Yesterday the U.S. Court of Appeals for the 5th Circuit shut down President Obama’s plan to protect up to 5 million undocumented immigrants from deportation, which means immigration reform will continue to be a hot button issue through next year and more than likely the next president’s entire administration.
According to the Washington Post, “There are an estimated 11 million immigrants living in the country illegally.” If you’re a conservative, it’s likely you want every last one of them gone. But how do you, as an African-American, feel about illegal immigrants, particularly in lieu of allegations that their presence actually inhibits our economic growth in the country?

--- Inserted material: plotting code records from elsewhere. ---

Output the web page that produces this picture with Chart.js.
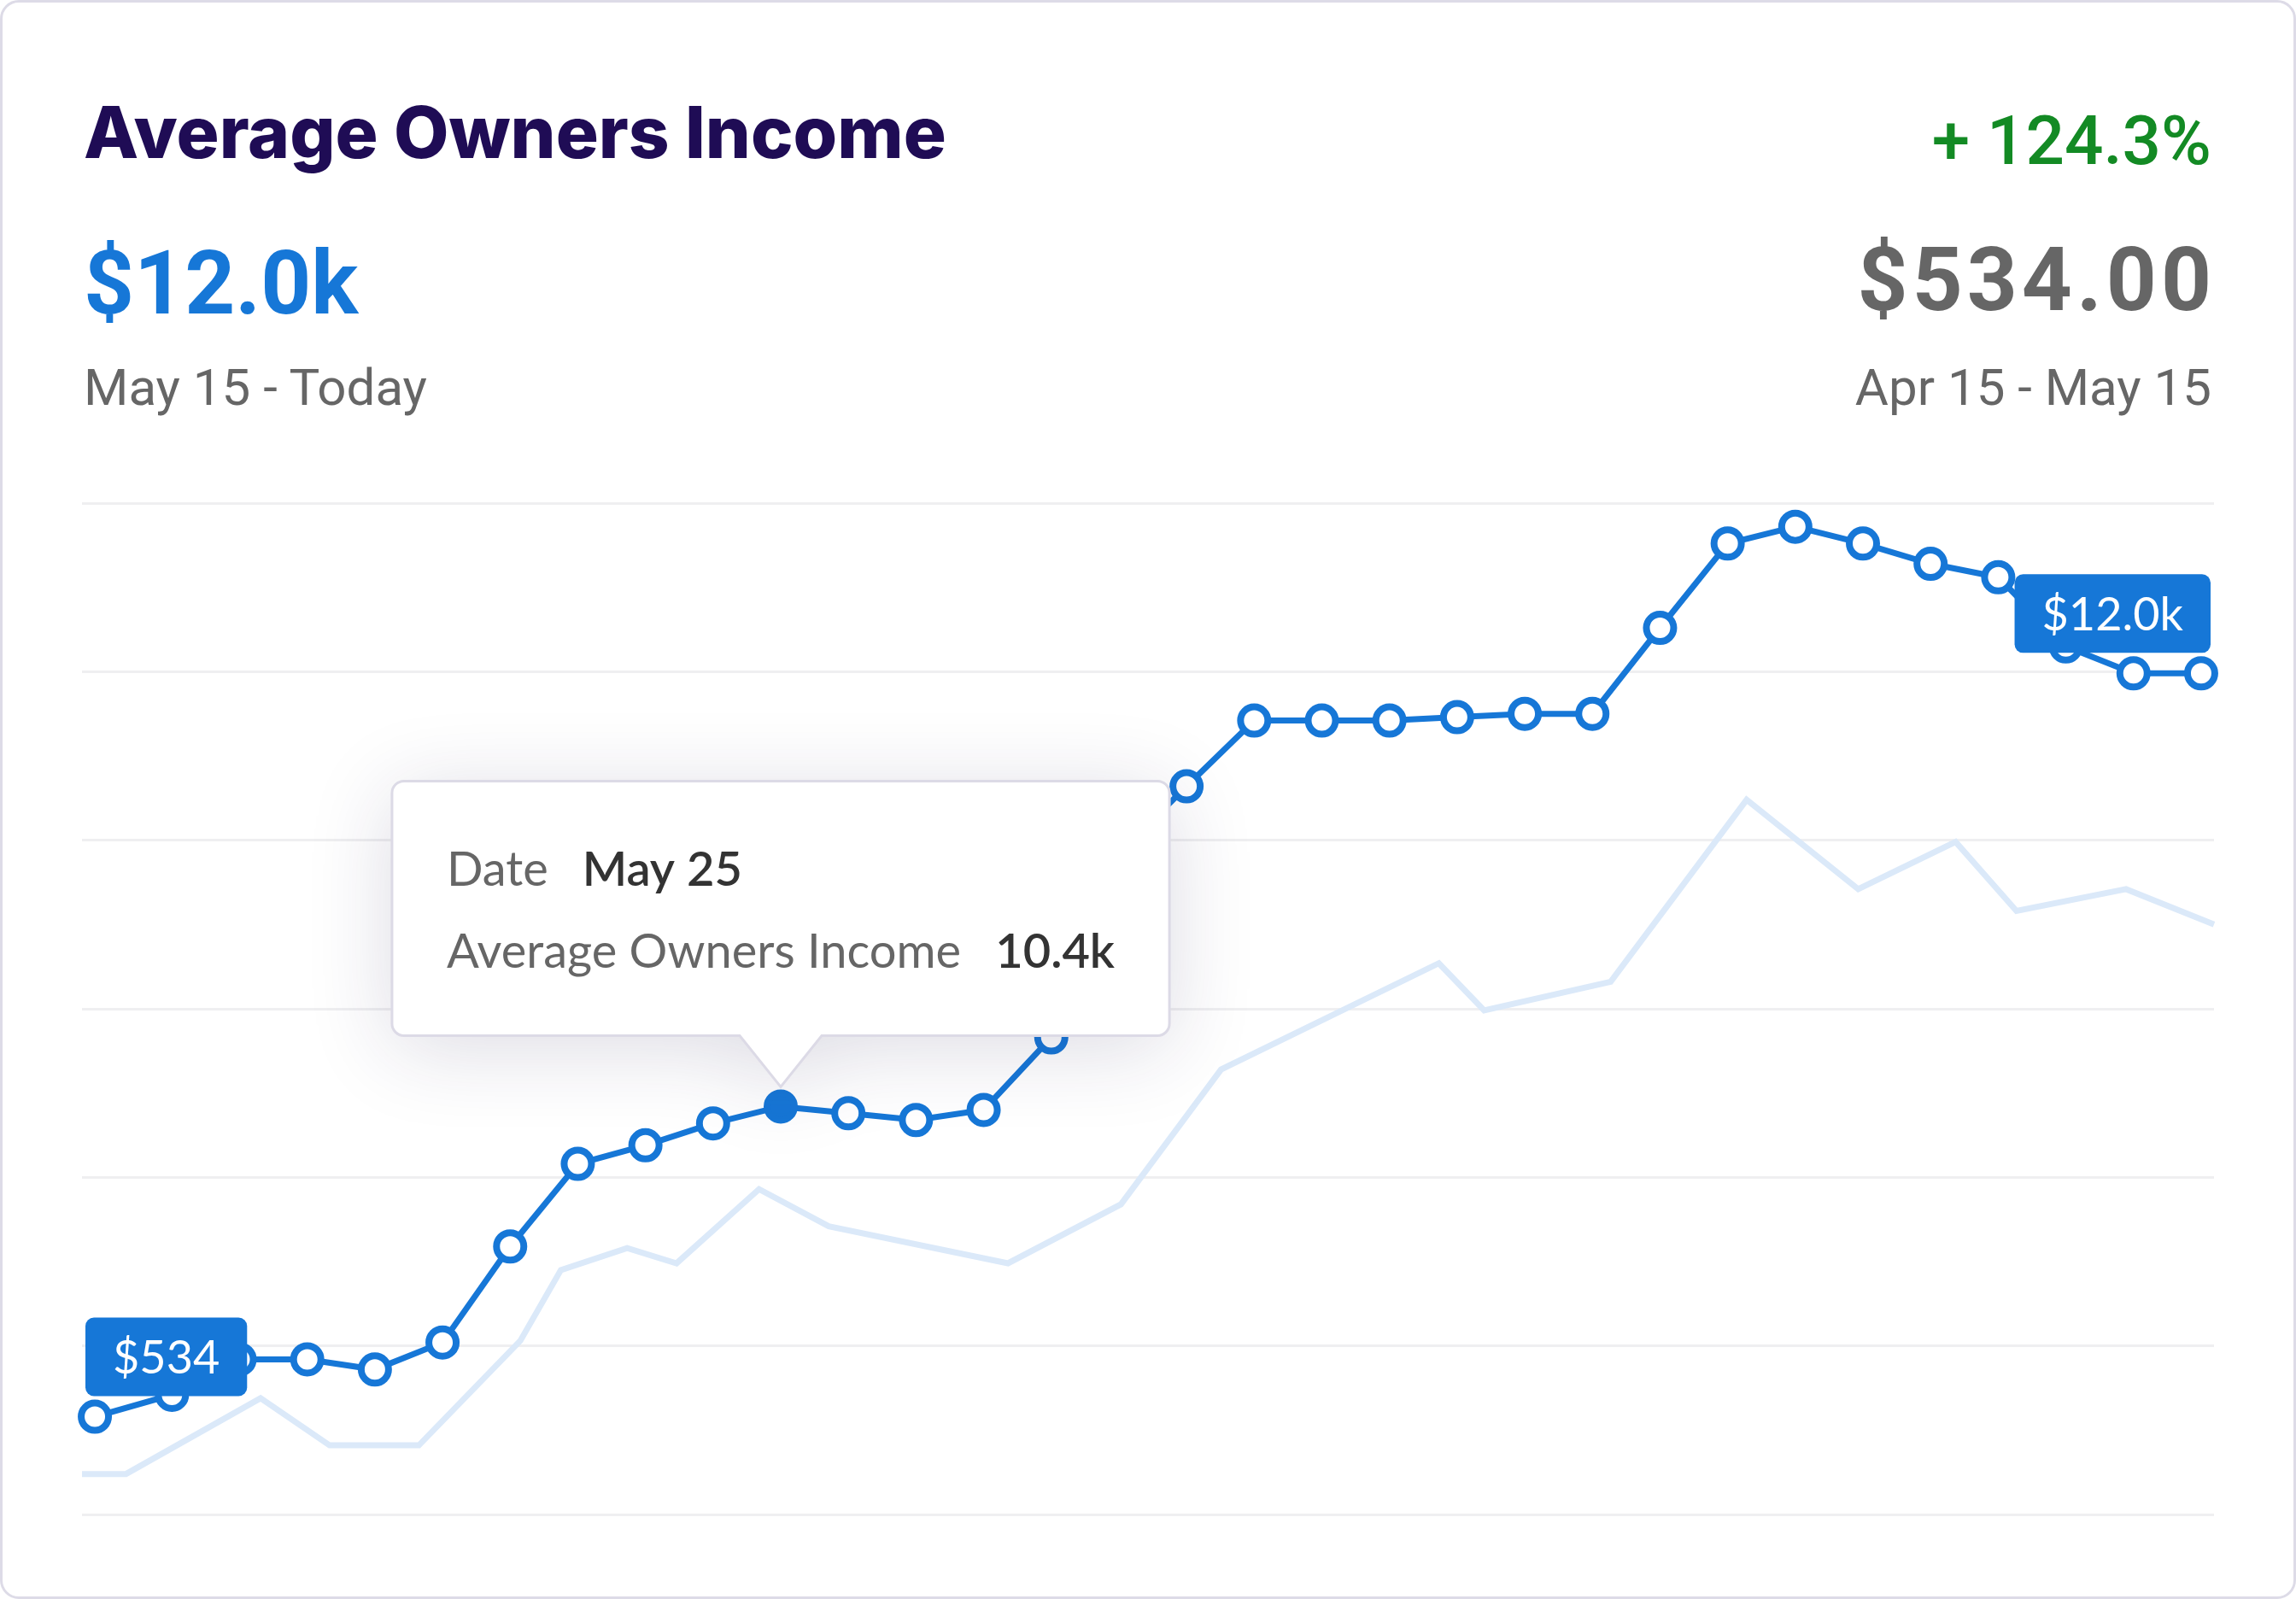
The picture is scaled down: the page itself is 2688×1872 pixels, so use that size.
<!DOCTYPE html>
<html>
<head>
<meta charset="utf-8">
<title>Average Owners Income</title>
<script src="https://cdn.jsdelivr.net/npm/chart.js@4.4.1/dist/chart.umd.min.js"></script>
<style>
  html, body { margin: 0; padding: 0; background: #fff; }
  body { width: 2688px; height: 1872px; position: relative; overflow: hidden; font-family: Roboto, sans-serif; }
  .card { position: absolute; left: 0; top: 0; width: 2688px; height: 1872px; box-sizing: border-box;
          border: 3px solid #dddbe7; border-radius: 22px; pointer-events: none; z-index: 3; }
  .chart-wrap { position: absolute; left: 0; top: 0; width: 2688px; height: 1872px; }
  .txt { position: absolute; line-height: 1; white-space: nowrap; z-index: 2; }
  .title { left: 98px; top: 113px; font-family: Inter, sans-serif; font-weight: 800; font-size: 83.5px; color: #1f0c55; }
  .change { right: 99px; top: 125px; font-weight: 500; font-size: 80px; color: #138a24; }
  .current { left: 98px; top: 280px; font-weight: 700; font-size: 103px; color: #1677d7; }
  .previous { right: 99px; top: 276px; font-weight: 700; font-size: 103px; color: #666666; letter-spacing: 5px; margin-right: -5px; }
  .range { top: 424px; font-weight: 400; font-size: 60px; color: #666666; }
  .range.left { left: 98px; }
  .range.right { right: 99px; }
</style>
</head>
<body>
<div class="card"></div>
<div class="txt title">Average Owners Income</div>
<div class="txt change">+ 124.3%</div>
<div class="txt current">$12.0k</div>
<div class="txt previous">$534.00</div>
<div class="txt range left">May 15 - Today</div>
<div class="txt range right">Apr 15 - May 15</div>
<div class="chart-wrap"><canvas id="incomeChart"></canvas></div>

<script>
// current period, one point per day
const days = [
    'May 15', 'May 16', 'May 17', 'May 18', 'May 19', 'May 20', 'May 21', 'May 22',
    'May 23', 'May 24', 'May 25', 'May 26', 'May 27', 'May 28', 'May 29', 'May 30',
    'May 31', 'Jun 1', 'Jun 2', 'Jun 3', 'Jun 4', 'Jun 5', 'Jun 6', 'Jun 7',
    'Jun 8', 'Jun 9', 'Jun 10', 'Jun 11', 'Jun 12', 'Jun 13', 'Jun 14', 'Jun 15'
];
// day position of each point (the first one sits a little early)
const dayPos = [
    -0.14, 1, 2, 3, 4, 5, 6, 7, 8, 9, 10, 11, 12, 13, 14, 15,
    16, 17, 18, 19, 20, 21, 22, 23, 24, 25, 26, 27, 28, 29, 30, 31
];
const incomeCurrent = [
    5.8, 7.1, 9.2, 9.2, 8.6, 10.2, 15.9, 20.8,
    21.9, 23.2, 24.2, 23.8, 23.4, 24.0, 28.3, 39.2,
    43.2, 47.1, 47.1, 47.1, 47.3, 47.5, 47.5, 52.6,
    57.6, 58.6, 57.6, 56.4, 55.6, 51.5, 49.9, 49.9
];

// previous period (Apr 15 - May 15), plotted on the same day axis
const prevPos = [
    -0.33, 0.32, 2.31, 3.33, 4.65, 6.15, 6.75, 7.73, 8.46, 9.68, 10.71, 13.36,
    15.03, 16.51, 19.73, 20.40, 22.27, 24.28, 25.93, 27.37, 28.27, 29.89, 31.19
];
const incomePrevious = [
    2.4, 2.4, 6.9, 4.1, 4.1, 10.3, 14.5, 15.8, 14.9, 19.3, 17.1, 14.9,
    18.4, 26.4, 32.7, 29.9, 31.6, 42.4, 37.1, 39.9, 35.8, 37.1, 35.0
];

const yTicks = [0, 10, 20, 30, 40, 50, 60];

const ACTIVE_INDEX = 10;
const tooltipRows = [['Date', days[ACTIVE_INDEX]], ['Average Owners Income', '10.4k']];
const startLabel = '$534';
const endLabel = '$12.0k';

const BLUE = '#1677d7';

// blue value boxes above first and last point
const endLabels = {
    id: 'endLabels',
    afterDatasetsDraw(chart) {
        const ctx = chart.ctx;
        const area = chart.chartArea;
        const pts = chart.getDatasetMeta(0).data;
        const items = [[pts[0], startLabel], [pts[pts.length - 1], endLabel]];
        ctx.save();
        ctx.font = '400 54px Lato';
        items.forEach(([p, text]) => {
            const w = ctx.measureText(text).width + 64;
            const h = 92;
            let x = p.x - w / 2;
            x = Math.max(area.left + 4, Math.min(area.right - 4 - w, x));
            const y = p.y - 24 - h;
            ctx.fillStyle = BLUE;
            ctx.beginPath();
            ctx.roundRect(x, y, w, h, 10);
            ctx.fill();
            ctx.fillStyle = '#ffffff';
            ctx.textAlign = 'center';
            ctx.textBaseline = 'middle';
            ctx.fillText(text, x + w / 2, y + h / 2 + 2);
        });
        ctx.restore();
    }
};

// fixed tooltip for the highlighted day
const focusTooltip = {
    id: 'focusTooltip',
    afterDatasetsDraw(chart) {
        const ctx = chart.ctx;
        const p = chart.getDatasetMeta(0).data[ACTIVE_INDEX];
        const padX = 64, gap = 40, r = 14;
        const caretHalf = 48, caretH = 60;
        const fLabel = '400 56px Lato', fValue = '600 56px Lato';

        ctx.save();
        let maxW = 0;
        const widths = tooltipRows.map(([l, v]) => {
            ctx.font = fLabel; const a = ctx.measureText(l).width;
            ctx.font = fValue; const b = ctx.measureText(v).width;
            maxW = Math.max(maxW, a + gap + b);
            return a;
        });
        const w = maxW + padX * 2;
        const h = 298;
        const cx = p.x;
        const bottom = p.y - 23 - caretH;
        const x0 = cx - w / 2, y0 = bottom - h;

        const shape = () => {
            ctx.beginPath();
            ctx.moveTo(x0 + r, y0);
            ctx.lineTo(x0 + w - r, y0);
            ctx.arcTo(x0 + w, y0, x0 + w, y0 + r, r);
            ctx.lineTo(x0 + w, bottom - r);
            ctx.arcTo(x0 + w, bottom, x0 + w - r, bottom, r);
            ctx.lineTo(cx + caretHalf, bottom);
            ctx.lineTo(cx, bottom + caretH);
            ctx.lineTo(cx - caretHalf, bottom);
            ctx.lineTo(x0 + r, bottom);
            ctx.arcTo(x0, bottom, x0, bottom - r, r);
            ctx.lineTo(x0, y0 + r);
            ctx.arcTo(x0, y0, x0 + r, y0, r);
            ctx.closePath();
        };

        ctx.shadowColor = 'rgba(40, 30, 80, 0.16)';
        ctx.shadowBlur = 100;
        ctx.shadowOffsetY = 14;
        shape();
        ctx.fillStyle = '#ffffff';
        ctx.fill();
        ctx.shadowColor = 'transparent';
        ctx.lineWidth = 3;
        ctx.strokeStyle = '#dcdae6';
        shape();
        ctx.stroke();

        ctx.textBaseline = 'alphabetic';
        ctx.textAlign = 'left';
        tooltipRows.forEach(([l, v], i) => {
            const by = y0 + 123 + i * 96;
            ctx.font = fLabel;
            ctx.fillStyle = '#666666';
            ctx.fillText(l, x0 + padX, by);
            ctx.font = fValue;
            ctx.fillStyle = '#333333';
            ctx.fillText(v, x0 + padX + widths[i] + gap, by);
        });
        ctx.restore();
    }
};

const ctx = document.getElementById('incomeChart').getContext('2d');
new Chart(ctx, {
    type: 'line',
    data: {
        datasets: [
            {
                label: 'Average Owners Income',
                data: incomeCurrent.map((v, i) => ({ x: dayPos[i], y: v })),
                borderColor: BLUE,
                borderWidth: 7,
                pointRadius: 16,
                pointBorderWidth: 8,
                pointBorderColor: BLUE,
                pointBackgroundColor: (c) => c.dataIndex === ACTIVE_INDEX ? BLUE : '#ffffff',
                tension: 0,
                clip: false
            },
            {
                label: 'Previous period',
                data: incomePrevious.map((v, i) => ({ x: prevPos[i], y: v })),
                borderColor: '#dbe9f9',
                borderWidth: 7,
                pointRadius: 0,
                tension: 0,
                clip: false
            }
        ]
    },
    options: {
        responsive: true,
        maintainAspectRatio: false,
        animation: false,
        events: [],
        layout: { padding: { left: 96, right: 96, top: 589, bottom: 99 } },
        plugins: {
            legend: { display: false },
            title: { display: false },
            tooltip: { enabled: false }
        },
        scales: {
            x: {
                type: 'linear',
                min: prevPos[0],
                max: prevPos[prevPos.length - 1],
                display: false
            },
            y: {
                min: yTicks[0],
                max: yTicks[yTicks.length - 1],
                afterBuildTicks: (scale) => { scale.ticks = yTicks.map(v => ({ value: v })); },
                ticks: { display: false },
                border: { display: false },
                grid: { color: '#efeff1', lineWidth: 3, drawTicks: false }
            }
        }
    },
    plugins: [endLabels, focusTooltip]
});
</script>
</body>
</html>
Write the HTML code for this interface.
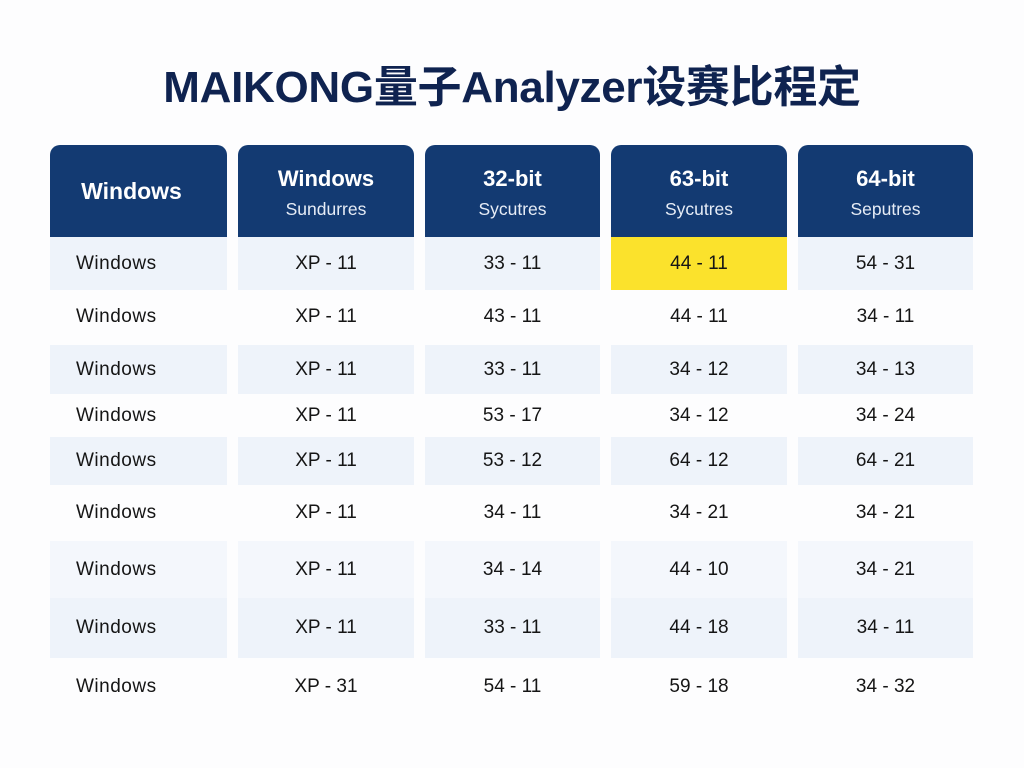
<!DOCTYPE html>
<html><head><meta charset="utf-8"><style>
body{margin:0;width:1024px;height:768px;background:#fdfdfe;position:relative;overflow:hidden;font-family:"Liberation Sans","Noto Sans CJK SC",sans-serif;}
.t{position:absolute;top:51px;left:0;width:1024px;text-align:center;font-size:44px;font-weight:bold;color:#0f2350;letter-spacing:-0.3px}
.h{position:absolute;top:145px;height:92px;background:#133a72;border-radius:10px 10px 0 0;color:#fff;text-align:center}
.h b{display:block;font-size:22px;margin-top:21px}
.h span{display:block;font-size:17.5px;margin-top:7px;color:#e6ecf6}
.c{position:absolute;font-size:19px;color:#151515;display:flex;align-items:center;justify-content:center}
.c.l{justify-content:flex-start;padding-left:26px;box-sizing:border-box;letter-spacing:0.5px}
</style></head><body>
<div class="t">MAIKONG量子Analyzer设赛比程定</div>
<div class="h" style="left:50px;width:177px"><b style="margin-top:33px;font-size:23px;padding-right:14px">Windows</b></div>
<div class="h" style="left:238px;width:176px"><b>Windows</b><span>Sundurres</span></div>
<div class="h" style="left:425px;width:175px"><b>32-bit</b><span>Sycutres</span></div>
<div class="h" style="left:611px;width:176px"><b>63-bit</b><span>Sycutres</span></div>
<div class="h" style="left:798px;width:175px"><b>64-bit</b><span>Seputres</span></div>
<div id="g"></div>
<script>
var cols=[[50,177],[238,176],[425,175],[611,176],[798,175]];
var rows=[[237,290,1],[290,343,0],[345,394,1],[394,437,0],[437,485,1],[485,541,0],[541,598,2],[598,658,1],[658,715,0]];
var d=[["XP - 11","33 - 11","44 - 11","54 - 31"],["XP - 11","43 - 11","44 - 11","34 - 11"],["XP - 11","33 - 11","34 - 12","34 - 13"],["XP - 11","53 - 17","34 - 12","34 - 24"],["XP - 11","53 - 12","64 - 12","64 - 21"],["XP - 11","34 - 11","34 - 21","34 - 21"],["XP - 11","34 - 14","44 - 10","34 - 21"],["XP - 11","33 - 11","44 - 18","34 - 11"],["XP - 31","54 - 11","59 - 18","34 - 32"]];
var h="";
rows.forEach(function(r,i){for(var j=0;j<5;j++){var bg=r[2]==1?"#eef3fa":(r[2]==2?"#f4f7fc":"transparent");if(i==0&&j==3)bg="#fbe22c";
var txt=j==0?"Windows":d[i][j-1];
h+='<div class="c'+(j==0?' l':'')+'" style="left:'+cols[j][0]+'px;width:'+cols[j][1]+'px;top:'+r[0]+'px;height:'+(r[1]-r[0])+'px;background:'+bg+'">'+txt+'</div>';}});
document.getElementById("g").innerHTML=h;
</script>
</body></html>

I think that, unfortunately, African-Americans are disproportionately low skilled. And African-Americans are disproportionately low educated. And those are the jobs that illegal immigrants are most often taking. And so I think that African-Americans who are low skilled and low educated who are out looking for employment in this sort of economy, they are competing with illegal immigrants of which there are millions. And so, I think that that’s why they’re disproportionately affected by this.
Asked to clarify whether his gripe is solely with illegal immigration or legal immigration as well, Jefferson explained:
“I think that in my estimation and in my reporting, I think that I was sort of looking at illegal immigration only. And I think that the reason that I was is because illegal immigrants, rather, far more than their legal counterparts are highly exploitable. And I think that that is one of the main reasons that you find these employers who are looking for cheap labor, who are unwilling to hire African-Americans or low-skilled Americans of all races who are unwilling to hire them instead of an illegal immigrant.”
Though we may be five years removed from the time when Jefferson made these claims, the climate which he spoke to hasn’t changed much, which begs the question of whether the stance of the black community has. So often immigration reform is seen as solely a conservative vs liberal debate that only affects the Latino community. Little regard is given to other immigrants of color, simply because their presence is far less than that of Hispanic immigrants, but it’s also taboo for American people of color who believe illegal aliens are robbing them of employment opportunities to voice that opinion for fear of seeming anti-Latino and right-winged. In fact, such claims often dredge up the retort that illegal immigrants work jobs most African-Americans don’t want anyway or feel are beneath them, and considering the wage these immigrants often have to settle for, the conclusion is typically that the only ones benefiting from immigration are companies employing Hispanics illegally.
But has even the marginally better way of life immigrants have achieved crossing the border into the U.S. disproportionately crippled the African-American labor force or would we still be in the same boat regardless?